On the most basic level, working with Mercurial will involve the following steps: 1. adding new files to version control; 2. committing changes in those files to the respository; 3. pushing changes from the local repo to bitbucket.
On a day-to-day basis, the workflow looks like this. If I’m transcribing a new document, I save that file to one of the folders in my local repo. The folder structure is normal– however you like to set up your research files. At some point, I add the new document to version control with the command:
$ hg add. This will add any file in the repo to version control that isn’t already. As I accumulate substantial work on a version controlled file, I commit it to the local repo with
$ hg commit -m "A message about the work." Note that hg requires a commit message with any commit. I find the log of messages a nice way to track my progress. At least once a day (depending on how much work I’ve gotten done), I push the local repo changes to bitbucket with
$ hg push. I do this almost entirely using D-Term, which rules and provides a dropdown command line already in the directory you’re working from. And, that’s it for the most basic workflow. I now have an iterative back-up of all my research files both on my local machine at in the private repo at bitbucket. There are more advanced commands that are useful as well, but I’ll save those for another time.

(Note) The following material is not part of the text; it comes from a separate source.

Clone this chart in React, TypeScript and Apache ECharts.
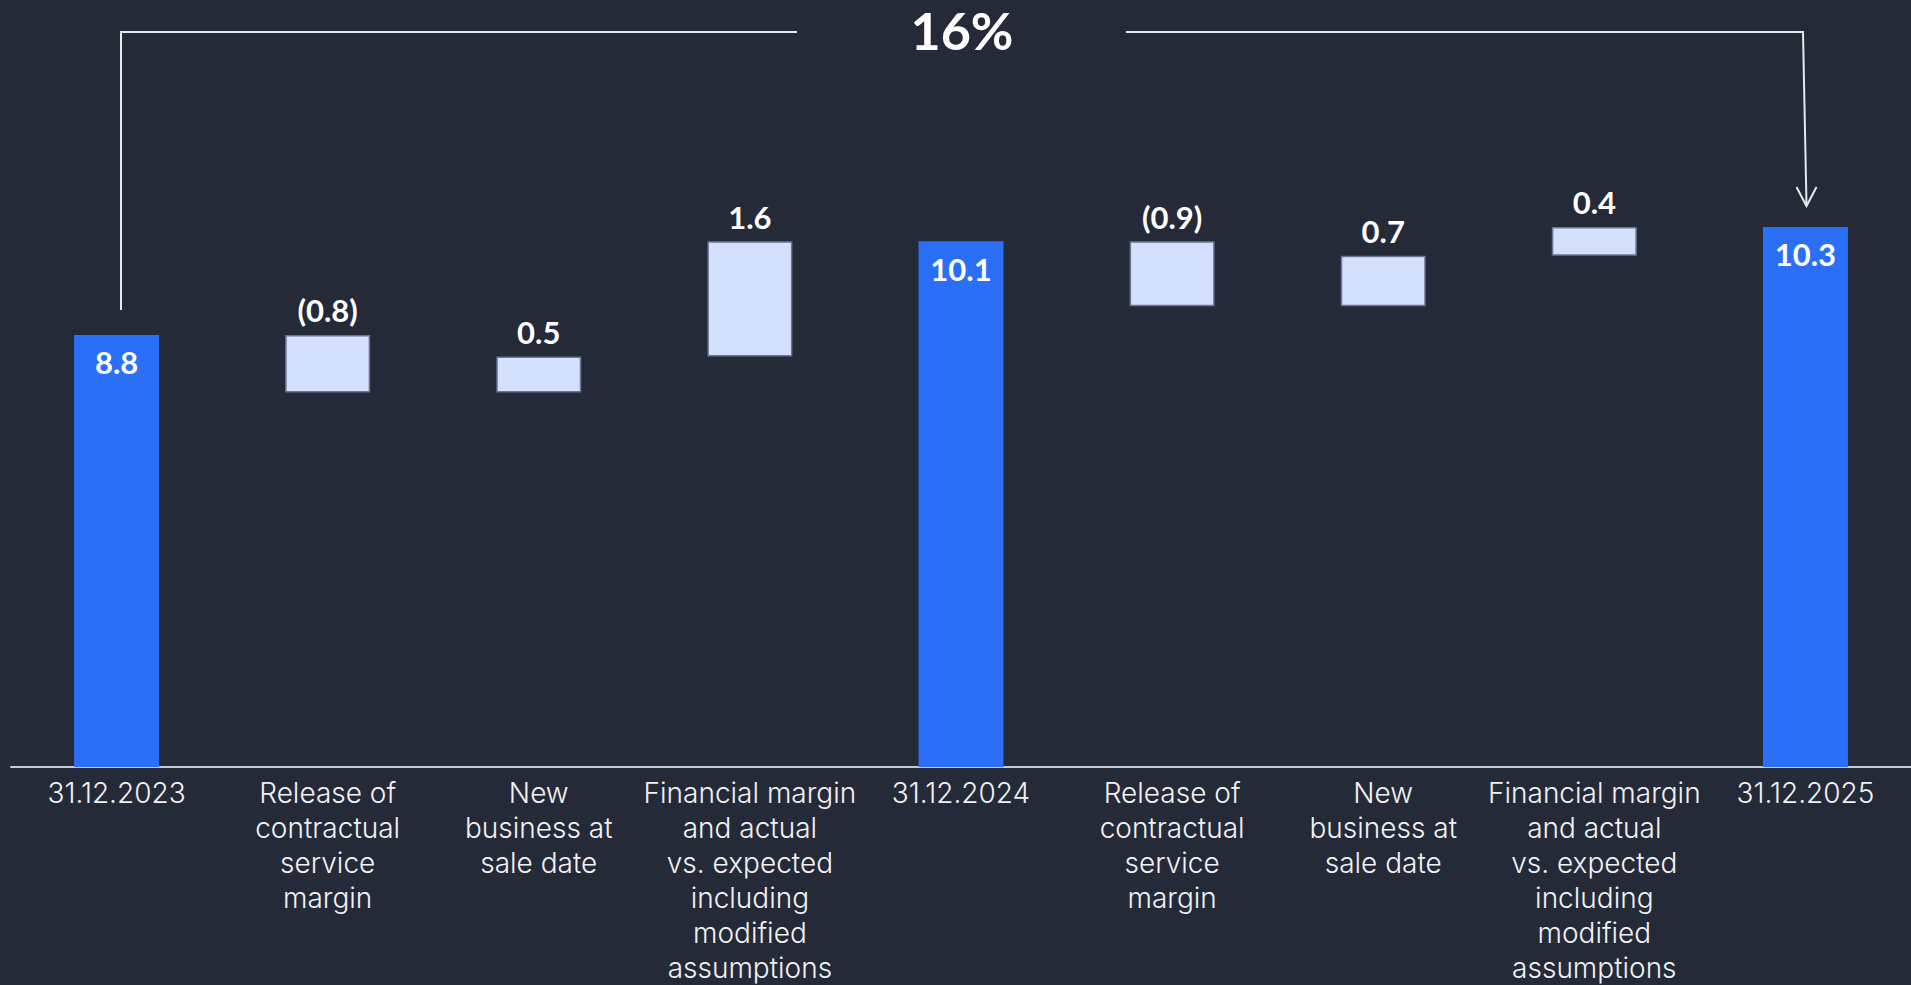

A couple of final caveats — putting a file in the trash doesn’t remove it from your version control history. The proper way to erase a file is with the command
$ hg remove <filename>. Likewise, the proper way to rename a file is with
$ hg rename <filename>. Otherwise, a file will show up as missing, and will need to be removed at the next commit. You can also get into trouble with conflicting versions in different repos, which require merging.
There is, obviously, much more to Mercurial than I’ve listed above. In the future, I’ll cover branching and merging scenarios for typical humanities work. Luckily, in the mean time there is some excellent documentation available. Brian O’Sullivan has a free online version of his **Mercurial: The Definitive Guide. There’s a nice tutorial by Joel Spolsky. And Bitbucket’s support pages are also useful.
Other version-control-like options
If you’re not ready to make the plunge into a full-fledged VCS, there are other options likely already at your finger tips. That’s certainly the case if you use a Mac. With the release of OS X Lion, Apple has integrated version control more explicitly into its operating system. If you look at the save dialogue from the File tab on any program, you’ll see that Save now says Save Version. This form of save is actually tracking changes, and earlier versions can be browsed if the application supports the feature. Together with Apple’s TimeMachine, that takes you a pretty long way towards version control of your documents. Additionally, for Mac users, programs like ForeverSave offer version control for pretty much any program and their binary files. If you use DropBox, you can pay a little bit extra to turn on version control that can be accessed from their web interface for anything you keep in your DropBox.
Dropbox isn’t platform specific, but I must admit that I don’t know what the ForeverSave or OS-Specific options are on Windows or Linux. Feel free to share such in the comments.